The stress has been evident to Budway, who says she feels a moral obligation to work extra hours.
“When you’re living and working in your own community, you feel obligated to keep the car staffed, but at the same time, you need to have a work-life balance,” she says.
“You need that time to decompress, de-stress, spend time with your family and your loved ones, and do things outside of work. But if a car goes down, you know that if something happens to one of your family members, there’s no one left to respond. So it is a big moral obligation there.”
Liberal MLA for the Sea to Sky Jordan Sturdy has a unique insight into ambulance issues in the corridor, having previously served as a paramedic for 25 years.
“What this corridor needs are some dedicated, additional resources.

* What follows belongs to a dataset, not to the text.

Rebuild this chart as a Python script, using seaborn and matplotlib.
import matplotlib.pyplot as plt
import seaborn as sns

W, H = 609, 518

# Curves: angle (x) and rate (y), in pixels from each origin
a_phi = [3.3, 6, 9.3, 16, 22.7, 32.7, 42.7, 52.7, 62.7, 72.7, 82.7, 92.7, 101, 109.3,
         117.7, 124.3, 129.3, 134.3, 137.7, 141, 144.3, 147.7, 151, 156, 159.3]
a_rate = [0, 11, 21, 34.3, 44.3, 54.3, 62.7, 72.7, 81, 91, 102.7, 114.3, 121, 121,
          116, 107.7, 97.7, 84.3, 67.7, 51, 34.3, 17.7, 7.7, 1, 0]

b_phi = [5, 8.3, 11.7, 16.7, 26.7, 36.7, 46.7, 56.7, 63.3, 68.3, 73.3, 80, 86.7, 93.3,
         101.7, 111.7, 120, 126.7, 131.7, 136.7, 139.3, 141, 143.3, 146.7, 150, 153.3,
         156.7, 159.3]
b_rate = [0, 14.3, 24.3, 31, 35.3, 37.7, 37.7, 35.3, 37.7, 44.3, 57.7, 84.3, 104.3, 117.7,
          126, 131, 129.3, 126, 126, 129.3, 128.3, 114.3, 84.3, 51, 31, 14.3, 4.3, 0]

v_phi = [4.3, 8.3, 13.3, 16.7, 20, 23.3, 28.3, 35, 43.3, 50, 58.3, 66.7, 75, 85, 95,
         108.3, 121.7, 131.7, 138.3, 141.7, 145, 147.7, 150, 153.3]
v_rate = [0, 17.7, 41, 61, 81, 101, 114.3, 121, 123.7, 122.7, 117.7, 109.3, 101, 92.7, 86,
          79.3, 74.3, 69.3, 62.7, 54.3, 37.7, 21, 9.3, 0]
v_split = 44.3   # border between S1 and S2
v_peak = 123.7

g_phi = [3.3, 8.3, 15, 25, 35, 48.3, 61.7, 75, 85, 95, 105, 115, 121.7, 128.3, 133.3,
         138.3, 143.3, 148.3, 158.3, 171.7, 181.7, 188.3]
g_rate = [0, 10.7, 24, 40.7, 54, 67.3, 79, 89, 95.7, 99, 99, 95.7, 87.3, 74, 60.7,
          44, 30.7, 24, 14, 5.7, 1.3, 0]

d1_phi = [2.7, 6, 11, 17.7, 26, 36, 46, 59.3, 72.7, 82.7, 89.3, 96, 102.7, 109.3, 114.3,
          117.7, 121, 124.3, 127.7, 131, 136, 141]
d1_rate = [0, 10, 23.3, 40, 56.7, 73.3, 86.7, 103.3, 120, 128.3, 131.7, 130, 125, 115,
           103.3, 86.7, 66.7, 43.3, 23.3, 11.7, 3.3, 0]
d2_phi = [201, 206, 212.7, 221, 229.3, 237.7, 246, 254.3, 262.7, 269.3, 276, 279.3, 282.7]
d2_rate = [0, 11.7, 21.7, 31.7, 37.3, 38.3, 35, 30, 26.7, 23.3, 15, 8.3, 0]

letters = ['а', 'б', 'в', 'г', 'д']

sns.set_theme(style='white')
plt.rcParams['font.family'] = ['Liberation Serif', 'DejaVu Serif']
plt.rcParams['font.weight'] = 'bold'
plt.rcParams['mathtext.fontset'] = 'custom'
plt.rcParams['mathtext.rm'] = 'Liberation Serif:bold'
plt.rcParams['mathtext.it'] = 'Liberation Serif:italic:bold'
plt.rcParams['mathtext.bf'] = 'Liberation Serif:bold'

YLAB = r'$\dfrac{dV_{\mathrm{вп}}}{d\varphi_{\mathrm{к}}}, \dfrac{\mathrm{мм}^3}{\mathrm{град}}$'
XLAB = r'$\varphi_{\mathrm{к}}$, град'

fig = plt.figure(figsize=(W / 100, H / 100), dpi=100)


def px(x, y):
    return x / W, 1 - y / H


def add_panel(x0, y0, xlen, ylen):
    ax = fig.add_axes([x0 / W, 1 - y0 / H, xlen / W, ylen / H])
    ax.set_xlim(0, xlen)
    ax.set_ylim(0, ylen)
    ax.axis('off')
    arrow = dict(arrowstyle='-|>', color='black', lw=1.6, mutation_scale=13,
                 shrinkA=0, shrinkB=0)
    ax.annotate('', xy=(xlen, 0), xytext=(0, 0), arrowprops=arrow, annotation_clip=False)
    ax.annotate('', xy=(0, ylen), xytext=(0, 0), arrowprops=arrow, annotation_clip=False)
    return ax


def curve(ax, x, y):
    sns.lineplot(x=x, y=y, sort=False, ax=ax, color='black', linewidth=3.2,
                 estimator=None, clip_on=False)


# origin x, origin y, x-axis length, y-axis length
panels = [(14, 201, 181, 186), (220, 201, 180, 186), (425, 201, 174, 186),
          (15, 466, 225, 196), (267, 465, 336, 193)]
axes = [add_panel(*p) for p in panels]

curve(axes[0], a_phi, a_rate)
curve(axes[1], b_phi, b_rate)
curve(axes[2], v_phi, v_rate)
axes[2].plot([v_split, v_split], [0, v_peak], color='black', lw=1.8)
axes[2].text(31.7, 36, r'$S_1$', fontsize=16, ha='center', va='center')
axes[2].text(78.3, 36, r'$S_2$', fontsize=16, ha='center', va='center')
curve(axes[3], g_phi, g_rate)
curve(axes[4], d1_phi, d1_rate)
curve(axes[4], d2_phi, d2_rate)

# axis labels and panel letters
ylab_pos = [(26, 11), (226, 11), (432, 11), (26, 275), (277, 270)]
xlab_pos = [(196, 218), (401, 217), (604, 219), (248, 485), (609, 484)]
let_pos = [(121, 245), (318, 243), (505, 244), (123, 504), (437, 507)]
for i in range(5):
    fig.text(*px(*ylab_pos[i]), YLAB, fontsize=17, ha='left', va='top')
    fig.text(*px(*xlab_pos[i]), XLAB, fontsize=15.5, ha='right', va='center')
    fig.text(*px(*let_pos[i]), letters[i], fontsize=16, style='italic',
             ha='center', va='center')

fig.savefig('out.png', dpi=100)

It needs another car in Squamish and another in Whistler, and certainly, you could do it seasonally, if need be,” he says.
“Despite the growth in the corridor since just the last census—we are averaging 20-per-cent growth—there are no more resources here in Pemberton or the corridor.”

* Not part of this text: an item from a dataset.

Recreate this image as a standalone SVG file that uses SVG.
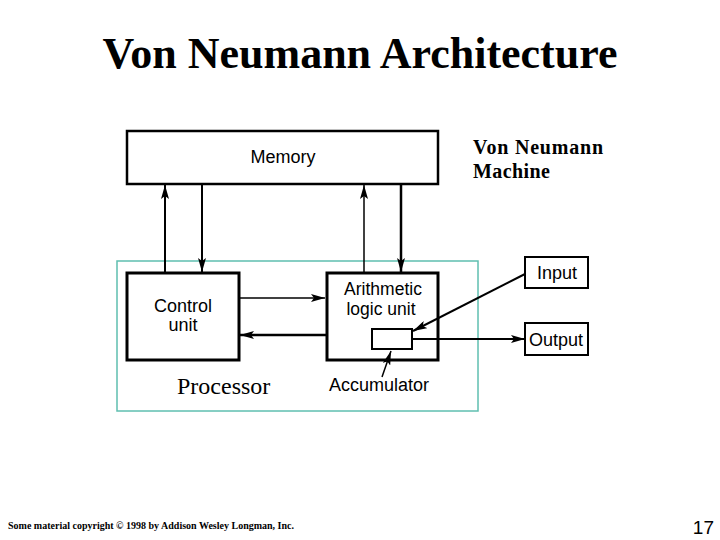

Sturdy believes the changes made to the BC Ambulance Service under the NDP government have only shifted around positions instead of increasing the actual number of ambulances in the region.
“There are no more on-call cars in the corridor, and you’ll hear Minister Adrian Dix talk about hiring [more] paramedics in the Sea to Sky … but all they did was shift their positions. They did not increase the number of cars. They did not increase the number of paramedics,” he adds.
For its part, BCEHS says the Sea to Sky has seen more resources invested into the region of late, with more on the way.
“With the Ministry of Health, BCEHS has made significant improvements to paramedic staffing, including in the Sea to Sky corridor,” BCEHS communications officer Cindy Leong said in an emailed statement.
A planned shift to a scheduled on-call model in Pemberton was scrapped last summer after a small outcry, and replaced with a full-time, 24/7 “alpha” model.
The alpha model was implemented last fall, “which saw the addition of nine full-time paramedic positions,” Leong notes.
“As part of the Rural, Remote, First Nations and Indigenous COVID-19 Response Framework (RRIF), three ambulances were added, one each in Squamish, Whistler and Pemberton, and in addition, two temporary advanced care paramedic positions were added to the Whistler station to serve the Sea to Sky area.
“Recognizing the great work these advanced care paramedics have contributed to the Sea to Sky area, these two advanced care paramedic positions were made permanent in June 2022, and they help support primary care paramedics in the region.”
The investments have contributed to a “more stable staffing situation” in the corridor, Leong says, adding that BCEHS continues to actively recruit across the province and throughout the Sea to Sky corridor.